Holo3.1 Brings Computer-Use Agents to Local Devices and Mobile
Hugging Face releases Holo3.1 with quantized checkpoints for on-device inference, mobile automation support, and cross-framework compatibility.
Last verified:
Hugging Face has released Holo3.1, an updated computer-use agent family designed to run on local devices and mobile platforms alongside cloud deployment. According to the Hugging Face Blog, the release includes quantized checkpoints optimized for on-device inference—including FP8, Q4 GGUF, and NVFP4 formats—and addresses a fundamental challenge teams encountered deploying the original Holo3: strong performance in controlled evaluation settings often failed to transfer to real-world production environments across different hardware, frameworks, and operating systems.
Mobile Automation Gains
The most significant improvement targets mobile execution. According to Hugging Face, the 35B-A3B model achieves 79.3% on AndroidWorld, up from 67% with Holo3—a 12.3-point gain. Smaller variants (4B and 9B parameters) improved from 58% to 72%, demonstrating that mobile automation gains hold across the model family. This expansion moves computer-use agents beyond browser and desktop workflows, where they historically concentrated.
Cross-Framework Compatibility
Holo3.1 addresses a secondary pain point: agent framework heterogeneity. Hugging Face reports that the new model introduces native function-calling protocol support alongside the structured JSON outputs available in Holo3. Across OSWorld and internal benchmarks covering e-commerce, business software, and collaboration tools, function-calling and native execution now achieve near-parity performance. Within the Holotab product harness specifically, Holo3.1 delivers more than a 25% improvement over Holo3. This compatibility layer reduces friction for teams integrating computer-use capabilities into third-party agent stacks that may not natively support Hugging Face’s output format.
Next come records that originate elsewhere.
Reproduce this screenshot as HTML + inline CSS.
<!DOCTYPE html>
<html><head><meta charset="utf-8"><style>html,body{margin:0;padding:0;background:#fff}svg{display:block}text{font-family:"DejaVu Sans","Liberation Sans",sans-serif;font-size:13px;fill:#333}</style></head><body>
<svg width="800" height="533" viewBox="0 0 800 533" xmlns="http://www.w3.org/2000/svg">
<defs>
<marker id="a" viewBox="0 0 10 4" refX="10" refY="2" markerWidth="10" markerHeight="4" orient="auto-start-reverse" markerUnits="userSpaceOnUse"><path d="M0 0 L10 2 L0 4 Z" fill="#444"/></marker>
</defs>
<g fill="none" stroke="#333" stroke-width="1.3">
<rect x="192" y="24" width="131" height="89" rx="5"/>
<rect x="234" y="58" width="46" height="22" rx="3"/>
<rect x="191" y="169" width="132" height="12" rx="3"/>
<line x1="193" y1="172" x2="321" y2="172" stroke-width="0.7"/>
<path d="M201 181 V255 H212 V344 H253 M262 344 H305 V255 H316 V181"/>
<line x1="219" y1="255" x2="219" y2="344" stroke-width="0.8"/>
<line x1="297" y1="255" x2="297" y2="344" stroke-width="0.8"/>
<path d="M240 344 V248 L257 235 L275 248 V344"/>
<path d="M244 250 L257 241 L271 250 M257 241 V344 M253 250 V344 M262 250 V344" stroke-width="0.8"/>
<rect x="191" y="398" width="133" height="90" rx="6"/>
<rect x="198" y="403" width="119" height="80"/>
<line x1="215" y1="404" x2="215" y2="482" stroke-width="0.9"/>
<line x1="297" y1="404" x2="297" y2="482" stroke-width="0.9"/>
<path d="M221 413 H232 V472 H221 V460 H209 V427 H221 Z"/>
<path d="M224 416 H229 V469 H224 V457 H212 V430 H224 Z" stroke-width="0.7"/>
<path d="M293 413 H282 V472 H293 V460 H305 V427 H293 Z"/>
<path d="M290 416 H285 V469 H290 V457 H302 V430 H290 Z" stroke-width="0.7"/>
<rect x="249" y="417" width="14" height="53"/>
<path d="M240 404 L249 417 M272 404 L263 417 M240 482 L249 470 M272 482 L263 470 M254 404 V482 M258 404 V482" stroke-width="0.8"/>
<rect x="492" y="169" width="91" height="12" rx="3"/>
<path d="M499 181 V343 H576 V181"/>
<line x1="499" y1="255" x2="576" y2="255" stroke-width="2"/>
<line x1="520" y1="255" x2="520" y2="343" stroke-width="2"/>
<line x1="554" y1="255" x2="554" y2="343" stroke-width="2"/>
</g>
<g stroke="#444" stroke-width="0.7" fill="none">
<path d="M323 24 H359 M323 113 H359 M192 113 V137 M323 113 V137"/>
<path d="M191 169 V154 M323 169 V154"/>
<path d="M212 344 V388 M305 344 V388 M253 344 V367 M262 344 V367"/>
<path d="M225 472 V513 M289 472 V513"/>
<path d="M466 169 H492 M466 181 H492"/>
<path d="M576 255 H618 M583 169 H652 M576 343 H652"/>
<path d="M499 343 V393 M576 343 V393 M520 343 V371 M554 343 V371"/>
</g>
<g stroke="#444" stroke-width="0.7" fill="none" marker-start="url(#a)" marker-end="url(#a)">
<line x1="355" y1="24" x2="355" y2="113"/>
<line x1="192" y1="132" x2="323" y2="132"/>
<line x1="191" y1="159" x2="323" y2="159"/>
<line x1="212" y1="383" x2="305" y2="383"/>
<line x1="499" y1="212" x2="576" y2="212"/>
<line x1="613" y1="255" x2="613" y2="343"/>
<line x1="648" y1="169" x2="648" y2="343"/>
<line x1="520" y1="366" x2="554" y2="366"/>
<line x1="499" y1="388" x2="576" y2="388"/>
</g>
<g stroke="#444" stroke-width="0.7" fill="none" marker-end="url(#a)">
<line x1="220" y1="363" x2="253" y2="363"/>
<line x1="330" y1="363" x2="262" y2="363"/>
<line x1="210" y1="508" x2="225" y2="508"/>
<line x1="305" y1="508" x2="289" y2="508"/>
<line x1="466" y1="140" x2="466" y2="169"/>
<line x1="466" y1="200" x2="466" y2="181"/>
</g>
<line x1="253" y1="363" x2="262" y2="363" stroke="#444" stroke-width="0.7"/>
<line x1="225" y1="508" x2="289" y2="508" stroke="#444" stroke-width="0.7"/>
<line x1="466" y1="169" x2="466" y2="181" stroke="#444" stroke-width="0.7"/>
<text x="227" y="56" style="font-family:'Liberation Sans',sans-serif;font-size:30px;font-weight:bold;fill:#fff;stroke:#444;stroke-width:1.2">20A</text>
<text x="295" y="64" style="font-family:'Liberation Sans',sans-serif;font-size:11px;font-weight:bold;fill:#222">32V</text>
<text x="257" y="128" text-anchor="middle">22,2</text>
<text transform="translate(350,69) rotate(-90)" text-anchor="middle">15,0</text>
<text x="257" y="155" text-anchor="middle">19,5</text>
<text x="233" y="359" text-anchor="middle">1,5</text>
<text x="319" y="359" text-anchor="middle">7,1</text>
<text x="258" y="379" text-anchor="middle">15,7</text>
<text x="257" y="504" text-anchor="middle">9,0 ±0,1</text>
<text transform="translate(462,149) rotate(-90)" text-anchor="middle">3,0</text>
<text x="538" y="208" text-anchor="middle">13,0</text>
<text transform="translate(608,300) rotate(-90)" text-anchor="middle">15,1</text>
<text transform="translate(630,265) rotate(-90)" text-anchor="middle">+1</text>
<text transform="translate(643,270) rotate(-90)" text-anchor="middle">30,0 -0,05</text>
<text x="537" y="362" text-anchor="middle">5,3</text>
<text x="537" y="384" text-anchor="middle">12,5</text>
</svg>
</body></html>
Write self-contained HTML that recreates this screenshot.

Quantization and Model Sizing
To enable cost-effective local deployment, Hugging Face is releasing new model sizes including 0.8B, 4B, and 9B parameter variants alongside the flagship 35B-A3B model. The inclusion of quantized checkpoints—particularly Q4 GGUF, which targets CPU-based and consumer GPU inference—lowers the computational barrier for on-device execution. This is a departure from Holo3, which did not emphasize local-inference optimization.
Why This Matters
Holo3.1’s release reflects a maturation in computer-use agent adoption. As teams move from prototyping to production at scale, the ability to run agents locally addresses both privacy concerns (workflows never leave the device) and operational costs (inference runs without cloud API calls). Teams deploying agents across heterogeneous environments—web dashboards, desktop applications, mobile apps—now have a single model family designed to handle distribution shift across all three. Organizations evaluating computer-use vendors should factor in deployment flexibility and framework compatibility alongside raw benchmark scores; Holo3.1’s quantized variants and cross-harness support reduce the hidden integration cost that often outweighs raw performance gains in production decisions.
Frequently Asked Questions
What are the key improvements in Holo3.1 over Holo3?
Holo3.1 adds mobile automation (79.3% on AndroidWorld vs. 67%), native function-calling support for third-party agent frameworks, and quantized checkpoints (FP8, Q4 GGUF, NVFP4) for local deployment. The 35B-A3B model also delivers 25% improvement in the Holotab product harness.
Can Holo3.1 run locally on my device?
Yes. Hugging Face is releasing quantized checkpoints optimized for local inference, including FP8, Q4 GGUF, and NVFP4 variants, alongside smaller model sizes (0.8B, 4B, 9B parameters).
What agent frameworks does Holo3.1 support?
Holo3.1 introduces native function-calling protocol support in addition to structured JSON outputs, enabling near-parity performance across different third-party agent harnesses and execution frameworks.